:: Recorded data ::

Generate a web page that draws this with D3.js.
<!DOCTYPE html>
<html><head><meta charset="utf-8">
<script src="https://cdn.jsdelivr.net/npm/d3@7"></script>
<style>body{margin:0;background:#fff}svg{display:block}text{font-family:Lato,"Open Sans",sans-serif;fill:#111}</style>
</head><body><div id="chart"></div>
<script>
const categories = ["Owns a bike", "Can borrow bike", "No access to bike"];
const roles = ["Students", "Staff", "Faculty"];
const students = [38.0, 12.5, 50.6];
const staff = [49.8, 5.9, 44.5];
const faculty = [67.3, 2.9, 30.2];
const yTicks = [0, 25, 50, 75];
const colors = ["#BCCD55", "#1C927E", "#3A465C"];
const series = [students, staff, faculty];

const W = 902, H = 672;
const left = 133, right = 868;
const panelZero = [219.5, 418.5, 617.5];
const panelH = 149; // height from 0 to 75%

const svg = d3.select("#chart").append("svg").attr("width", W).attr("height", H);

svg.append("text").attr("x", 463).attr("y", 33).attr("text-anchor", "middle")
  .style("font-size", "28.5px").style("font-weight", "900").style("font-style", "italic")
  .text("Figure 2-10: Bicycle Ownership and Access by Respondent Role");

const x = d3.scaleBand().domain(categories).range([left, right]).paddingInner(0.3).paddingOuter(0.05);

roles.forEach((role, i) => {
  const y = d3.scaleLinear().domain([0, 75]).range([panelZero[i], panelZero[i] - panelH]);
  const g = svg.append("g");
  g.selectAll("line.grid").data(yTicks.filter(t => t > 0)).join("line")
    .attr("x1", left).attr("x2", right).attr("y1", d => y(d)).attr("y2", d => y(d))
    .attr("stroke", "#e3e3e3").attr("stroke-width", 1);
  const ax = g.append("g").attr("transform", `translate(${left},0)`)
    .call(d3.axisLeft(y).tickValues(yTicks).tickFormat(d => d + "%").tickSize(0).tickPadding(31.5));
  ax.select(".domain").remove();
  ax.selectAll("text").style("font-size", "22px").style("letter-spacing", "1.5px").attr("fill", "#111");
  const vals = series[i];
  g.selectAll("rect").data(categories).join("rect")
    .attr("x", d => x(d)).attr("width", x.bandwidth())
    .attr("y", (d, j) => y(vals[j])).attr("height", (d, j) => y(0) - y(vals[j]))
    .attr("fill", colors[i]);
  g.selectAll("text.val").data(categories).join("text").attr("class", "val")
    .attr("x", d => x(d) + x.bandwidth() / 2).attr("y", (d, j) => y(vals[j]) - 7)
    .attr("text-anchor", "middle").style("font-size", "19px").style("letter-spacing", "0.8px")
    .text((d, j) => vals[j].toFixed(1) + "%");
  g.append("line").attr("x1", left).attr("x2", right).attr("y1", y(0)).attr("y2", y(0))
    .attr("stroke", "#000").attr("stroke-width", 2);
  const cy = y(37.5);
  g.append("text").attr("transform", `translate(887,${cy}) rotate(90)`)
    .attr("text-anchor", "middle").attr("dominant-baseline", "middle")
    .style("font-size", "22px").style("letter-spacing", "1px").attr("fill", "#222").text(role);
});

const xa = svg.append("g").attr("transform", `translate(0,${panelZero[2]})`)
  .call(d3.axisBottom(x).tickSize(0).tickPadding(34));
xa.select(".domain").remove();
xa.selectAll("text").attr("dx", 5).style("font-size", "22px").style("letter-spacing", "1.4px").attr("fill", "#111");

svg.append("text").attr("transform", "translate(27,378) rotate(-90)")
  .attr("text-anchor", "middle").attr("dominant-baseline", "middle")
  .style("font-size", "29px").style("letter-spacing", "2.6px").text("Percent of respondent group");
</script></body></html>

:: Written request ::
Quote the data in full, keeping each word unchanged.

:: The solution ::
Generate a web page that draws this with D3.js.
<!DOCTYPE html>
<html><head><meta charset="utf-8">
<script src="https://cdn.jsdelivr.net/npm/d3@7"></script>
<style>body{margin:0;background:#fff}svg{display:block}text{font-family:Lato,"Open Sans",sans-serif;fill:#111}</style>
</head><body><div id="chart"></div>
<script>
const categories = ["Owns a bike", "Can borrow bike", "No access to bike"];
const roles = ["Students", "Staff", "Faculty"];
const students = [38.0, 12.5, 50.6];
const staff = [49.8, 5.9, 44.5];
const faculty = [67.3, 2.9, 30.2];
const yTicks = [0, 25, 50, 75];
const colors = ["#BCCD55", "#1C927E", "#3A465C"];
const series = [students, staff, faculty];

const W = 902, H = 672;
const left = 133, right = 868;
const panelZero = [219.5, 418.5, 617.5];
const panelH = 149; // height from 0 to 75%

const svg = d3.select("#chart").append("svg").attr("width", W).attr("height", H);

svg.append("text").attr("x", 463).attr("y", 33).attr("text-anchor", "middle")
  .style("font-size", "28.5px").style("font-weight", "900").style("font-style", "italic")
  .text("Figure 2-10: Bicycle Ownership and Access by Respondent Role");

const x = d3.scaleBand().domain(categories).range([left, right]).paddingInner(0.3).paddingOuter(0.05);

roles.forEach((role, i) => {
  const y = d3.scaleLinear().domain([0, 75]).range([panelZero[i], panelZero[i] - panelH]);
  const g = svg.append("g");
  g.selectAll("line.grid").data(yTicks.filter(t => t > 0)).join("line")
    .attr("x1", left).attr("x2", right).attr("y1", d => y(d)).attr("y2", d => y(d))
    .attr("stroke", "#e3e3e3").attr("stroke-width", 1);
  const ax = g.append("g").attr("transform", `translate(${left},0)`)
    .call(d3.axisLeft(y).tickValues(yTicks).tickFormat(d => d + "%").tickSize(0).tickPadding(31.5));
  ax.select(".domain").remove();
  ax.selectAll("text").style("font-size", "22px").style("letter-spacing", "1.5px").attr("fill", "#111");
  const vals = series[i];
  g.selectAll("rect").data(categories).join("rect")
    .attr("x", d => x(d)).attr("width", x.bandwidth())
    .attr("y", (d, j) => y(vals[j])).attr("height", (d, j) => y(0) - y(vals[j]))
    .attr("fill", colors[i]);
  g.selectAll("text.val").data(categories).join("text").attr("class", "val")
    .attr("x", d => x(d) + x.bandwidth() / 2).attr("y", (d, j) => y(vals[j]) - 7)
    .attr("text-anchor", "middle").style("font-size", "19px").style("letter-spacing", "0.8px")
    .text((d, j) => vals[j].toFixed(1) + "%");
  g.append("line").attr("x1", left).attr("x2", right).attr("y1", y(0)).attr("y2", y(0))
    .attr("stroke", "#000").attr("stroke-width", 2);
  const cy = y(37.5);
  g.append("text").attr("transform", `translate(887,${cy}) rotate(90)`)
    .attr("text-anchor", "middle").attr("dominant-baseline", "middle")
    .style("font-size", "22px").style("letter-spacing", "1px").attr("fill", "#222").text(role);
});

const xa = svg.append("g").attr("transform", `translate(0,${panelZero[2]})`)
  .call(d3.axisBottom(x).tickSize(0).tickPadding(34));
xa.select(".domain").remove();
xa.selectAll("text").attr("dx", 5).style("font-size", "22px").style("letter-spacing", "1.4px").attr("fill", "#111");

svg.append("text").attr("transform", "translate(27,378) rotate(-90)")
  .attr("text-anchor", "middle").attr("dominant-baseline", "middle")
  .style("font-size", "29px").style("letter-spacing", "2.6px").text("Percent of respondent group");
</script></body></html>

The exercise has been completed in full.